Source code of charts
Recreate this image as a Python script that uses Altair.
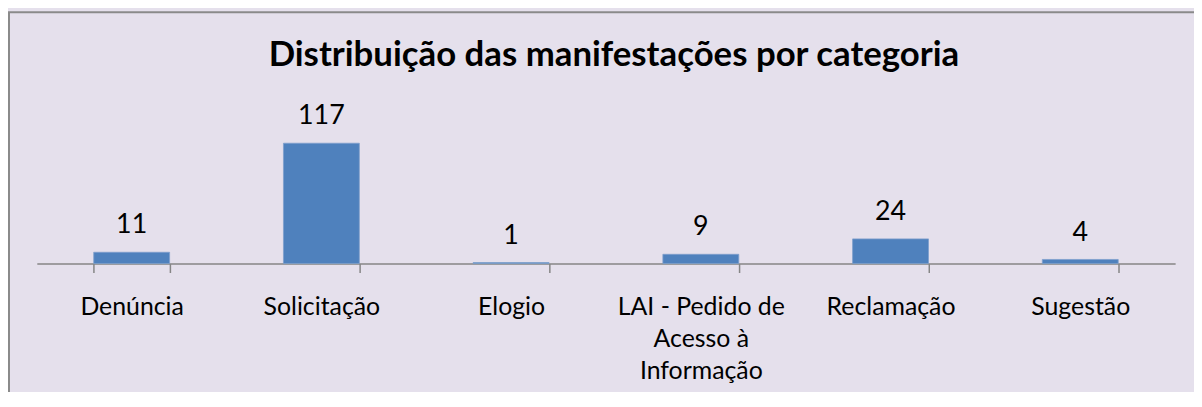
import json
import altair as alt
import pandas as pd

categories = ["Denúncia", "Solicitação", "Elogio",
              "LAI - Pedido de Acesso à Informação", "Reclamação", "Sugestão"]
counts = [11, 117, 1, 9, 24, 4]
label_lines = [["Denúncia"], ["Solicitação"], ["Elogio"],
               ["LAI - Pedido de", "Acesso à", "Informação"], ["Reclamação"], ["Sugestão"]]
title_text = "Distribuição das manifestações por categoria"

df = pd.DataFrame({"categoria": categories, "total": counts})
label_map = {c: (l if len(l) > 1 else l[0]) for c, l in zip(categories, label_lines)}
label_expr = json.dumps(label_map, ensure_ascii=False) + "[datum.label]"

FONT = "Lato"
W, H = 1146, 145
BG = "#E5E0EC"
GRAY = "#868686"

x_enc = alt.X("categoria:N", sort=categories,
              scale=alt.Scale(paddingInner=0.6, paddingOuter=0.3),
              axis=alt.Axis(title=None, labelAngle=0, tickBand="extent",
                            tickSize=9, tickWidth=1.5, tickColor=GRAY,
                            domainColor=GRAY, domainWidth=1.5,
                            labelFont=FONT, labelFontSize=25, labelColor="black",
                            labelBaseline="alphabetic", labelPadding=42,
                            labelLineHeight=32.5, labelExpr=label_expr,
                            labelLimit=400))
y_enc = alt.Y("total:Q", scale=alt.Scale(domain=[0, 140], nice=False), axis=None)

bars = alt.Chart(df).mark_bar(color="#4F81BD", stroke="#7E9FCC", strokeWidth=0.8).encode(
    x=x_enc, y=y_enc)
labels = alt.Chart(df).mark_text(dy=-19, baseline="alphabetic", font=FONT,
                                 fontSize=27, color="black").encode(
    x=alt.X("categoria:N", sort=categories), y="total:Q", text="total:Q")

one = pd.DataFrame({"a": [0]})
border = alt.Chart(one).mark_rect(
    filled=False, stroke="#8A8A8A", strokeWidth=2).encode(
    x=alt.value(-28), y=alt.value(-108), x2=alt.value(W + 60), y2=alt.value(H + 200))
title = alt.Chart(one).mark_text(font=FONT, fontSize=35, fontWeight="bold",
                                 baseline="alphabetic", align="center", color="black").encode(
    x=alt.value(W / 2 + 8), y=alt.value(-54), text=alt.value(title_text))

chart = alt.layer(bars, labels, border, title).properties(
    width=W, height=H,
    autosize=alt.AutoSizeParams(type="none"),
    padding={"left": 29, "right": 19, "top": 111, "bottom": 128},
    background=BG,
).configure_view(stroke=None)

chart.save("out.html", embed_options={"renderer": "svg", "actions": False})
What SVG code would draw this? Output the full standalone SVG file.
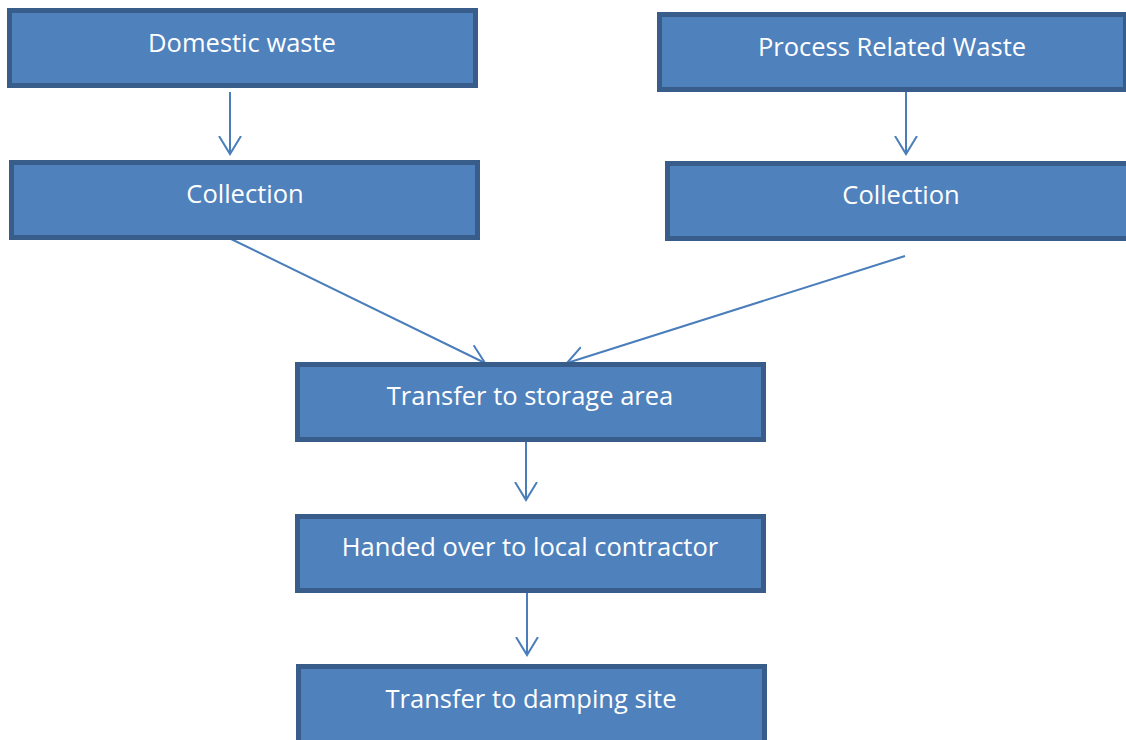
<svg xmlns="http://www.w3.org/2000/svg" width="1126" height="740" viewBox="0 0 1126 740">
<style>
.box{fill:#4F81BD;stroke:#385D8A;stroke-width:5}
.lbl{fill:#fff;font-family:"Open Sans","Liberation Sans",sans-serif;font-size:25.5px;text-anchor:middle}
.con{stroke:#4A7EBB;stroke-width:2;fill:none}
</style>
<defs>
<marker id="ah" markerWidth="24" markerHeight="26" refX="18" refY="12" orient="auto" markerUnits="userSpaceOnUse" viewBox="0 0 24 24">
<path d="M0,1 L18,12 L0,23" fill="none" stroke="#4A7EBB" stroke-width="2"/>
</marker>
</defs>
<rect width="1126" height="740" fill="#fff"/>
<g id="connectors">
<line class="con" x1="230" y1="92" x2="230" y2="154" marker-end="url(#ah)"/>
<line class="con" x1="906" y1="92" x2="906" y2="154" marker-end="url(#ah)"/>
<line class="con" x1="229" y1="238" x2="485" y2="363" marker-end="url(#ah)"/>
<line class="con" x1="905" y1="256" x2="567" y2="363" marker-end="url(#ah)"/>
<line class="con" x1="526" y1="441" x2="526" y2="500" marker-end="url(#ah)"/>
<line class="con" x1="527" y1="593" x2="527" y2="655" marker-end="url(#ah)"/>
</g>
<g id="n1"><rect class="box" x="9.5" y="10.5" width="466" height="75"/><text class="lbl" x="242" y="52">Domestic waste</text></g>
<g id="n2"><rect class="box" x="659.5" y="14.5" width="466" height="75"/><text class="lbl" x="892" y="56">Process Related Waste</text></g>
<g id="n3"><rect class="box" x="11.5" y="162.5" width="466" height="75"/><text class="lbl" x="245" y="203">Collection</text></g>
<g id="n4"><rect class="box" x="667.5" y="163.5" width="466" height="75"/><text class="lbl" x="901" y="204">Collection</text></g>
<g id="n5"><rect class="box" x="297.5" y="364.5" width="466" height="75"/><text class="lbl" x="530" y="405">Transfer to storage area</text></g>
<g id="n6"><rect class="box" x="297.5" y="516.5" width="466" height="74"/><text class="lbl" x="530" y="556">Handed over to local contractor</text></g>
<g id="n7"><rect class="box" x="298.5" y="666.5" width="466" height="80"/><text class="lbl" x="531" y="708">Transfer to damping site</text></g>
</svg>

*Short exercise*
All lines above with "this" in them should be returned.

*Written response*
Recreate this image as a Python script that uses Altair.
What SVG code would draw this? Output the full standalone SVG file.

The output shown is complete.